The ensemble has no ‘saata’ (engagement) for now, due to the inauspicious Hindu month of Malmas or Kharmas. As possibilities of gaining saata are rare, most of the artistes have gone home, far away from the office located near Kathaiya chowk on Bettiah-Areraj road.
This reporter contacted a few of the artistes to find out more about their livelihood. Pramod Nat, 40, and Jahangir Nat, 25 both belong to the scheduled caste category. They live close to Pradeep’s ancestral home in Mahana Chowk area of Chanpatia block. Elder brother Pramod, is also known as Pramod ‘singer’. He says, “What else did I have? Voice!”
“I dance,” says Jahangir, “I followed my brother. I liked it and stayed.”
A resident of Chhapwa of East Champaran, Nandlal Ram, is a dalit. Given the feudal nature of the local society, he, like the Nat brothers, also had limited options. Nandlal, in his forties, is the brain behind the performances of this ensemble; Pradeep calls him ‘director’. When asked about his backstory, he says, “Everyone does something to earn a living. I do this. The government does not support us.”
To the surprise of this reporter, most members of the ensemble, all of whom are school dropouts, turned out to be tech savvy. They have successfully created a personal YouTube profile where they collect amateur videos of their performances, they also use digital devices to download various media contents to produce acts.
Despite its omnipresence, which also comes as a major source of employment in poverty afflicted Bihar [for instance, there are an estimated ten Launda Naach ensembles within a diameter of 20 kilometres], Launda Naach is seen as a subject of ridicule inside and outside of the state.
Bhikhari Thakur, the doyen of Bhojpuri literature, was remembered by Badri Narayan in “Culture and Emotional Economy of Migration”:
Bhikhari Thakur was the first to cast young, talented boys of the Bhojpuri region in female roles and popularise launda dance.

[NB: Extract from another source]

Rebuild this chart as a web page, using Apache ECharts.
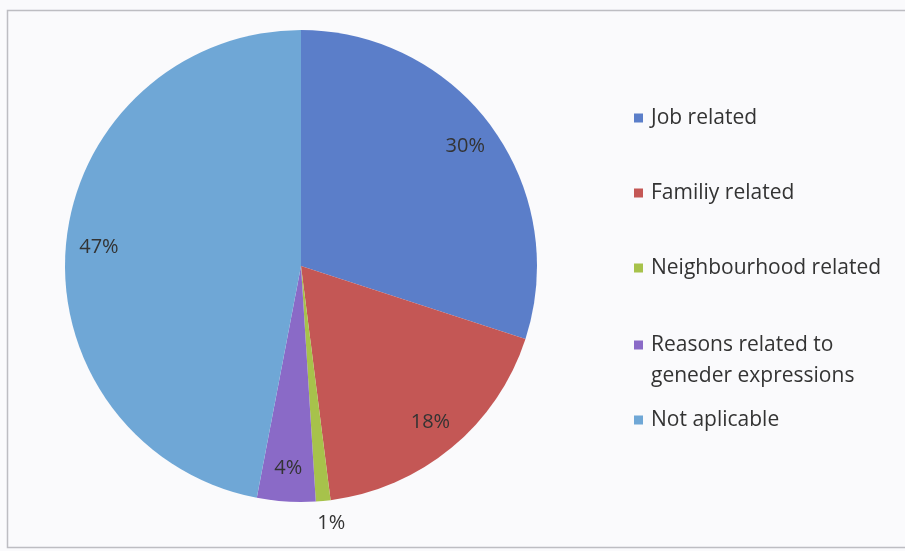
<!DOCTYPE html>
<html>
<head>
<meta charset="utf-8">
<script src="https://cdn.jsdelivr.net/npm/echarts@6/dist/echarts.min.js"></script>
<style>
  html, body { margin: 0; padding: 0; background: #fafafc; }
  #chart { width: 905px; height: 551px; }
</style>
</head>
<body>
<div id="chart"></div>
<script>
// Reasons and their share of responses (percent)
const categories = [
  'Job related',
  'Familiy related',
  'Neighbourhood related',
  'Reasons related to geneder expressions',
  'Not aplicable'
];
const values = [30, 18, 1, 4, 47];
const colors = ['#5b7ec9', '#c45755', '#a7c24b', '#8a6ac7', '#6fa7d6'];

// Legend row positions (marker centre, px) and wrapped text
const legendRows = [118, 193, 268, 345, 420];
// a leading blank line keeps the marker level with the first text line
const legendText = {
  'Reasons related to geneder expressions': '\nReasons related to\ngeneder expressions'
};

const CX = 301, CY = 266, R = 236;
const FONT = '"Open Sans", "DejaVu Sans", sans-serif';
const LH = 31;

const pieData = categories.map((name, i) => ({
  name,
  value: values[i],
  itemStyle: { color: colors[i] }
}));

// Transparent ring carrying the percentage labels near the rim
const labelData = categories.map((name, i) => {
  const item = { name, value: values[i] };
  if (values[i] < 2) {
    item.label = { position: 'outside', distanceToLabelLine: -8 };
    item.labelLine = { show: false, length: 22, length2: 0 };
  }
  return item;
});

const legends = categories.map((name, i) => {
  const twoLine = !!legendText[name];
  const offset = twoLine ? 1.5 * LH : LH / 2;
  return {
    orient: 'vertical',
    left: 634,
    top: legendRows[i] - offset,
    padding: 0,
    itemWidth: 9,
    itemHeight: 9,
    icon: 'rect',
    selectedMode: false,
    data: [name],
    formatter: (n) => legendText[n] || n,
    textStyle: {
      fontFamily: FONT,
      fontSize: 21,
      color: '#333',
      lineHeight: LH,
      padding: [0, 0, 0, 3]
    }
  };
});

const chart = echarts.init(document.getElementById('chart'), null, { renderer: 'canvas' });
chart.setOption({
  backgroundColor: '#fafafc',
  animation: false,
  graphic: [{
    type: 'rect',
    shape: { x: 7.5, y: 10.5, width: 910, height: 537 },
    style: { fill: 'none', stroke: '#bdbdc2', lineWidth: 1.5 },
    silent: true,
    z: -10
  }],
  legend: legends,
  series: [
    {
      type: 'pie',
      center: [CX, CY],
      radius: [0, R],
      startAngle: 90,
      clockwise: true,
      data: pieData,
      label: { show: false },
      labelLine: { show: false },
      itemStyle: { borderWidth: 0 },
      emphasis: { disabled: true },
      silent: true
    },
    {
      type: 'pie',
      center: [CX, CY],
      radius: [164, R],
      startAngle: 90,
      clockwise: true,
      data: labelData,
      itemStyle: { color: 'rgba(0,0,0,0)', borderWidth: 0 },
      label: {
        show: true,
        position: 'inside',
        formatter: '{c}%',
        fontFamily: FONT,
        fontSize: 20,
        color: '#333'
      },
      labelLine: { show: false },
      emphasis: { disabled: true },
      silent: true,
      z: 3
    }
  ]
});
</script>
</body>
</html>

In this manner he also incorporated characters like launda and labaar in the bidesha folk theatre.
The only Launda Naach artiste to be recognised by the government is Ram Chandra Manjhi, the only living member of Bhikhari Thakur’s theatre, who was awarded Sangeet Natak Academi Award at the age of 93.
However, Pradip’s ensemble does not know that an artiste, who started like them in a poor and socially ostracised family, has been awarded the highest national recognition in the field of performing arts.
Even though Bihar’s politicians, given a chance to speak or write about Bhikhari Thakur, immortalise him in the stylish prose, but they have failed to recognise what Thakur stood for– ‘Launda Naach as an art form’. Anyway, Bhikhari Thakur summarises the socio-political reality of Bihar in a line in his famous play ‘Bideshiya’: “Bideshiya ke naach na hawan, Bideshiya ke tamasha hawan ([…]it is not a dance but rather a tamasha).”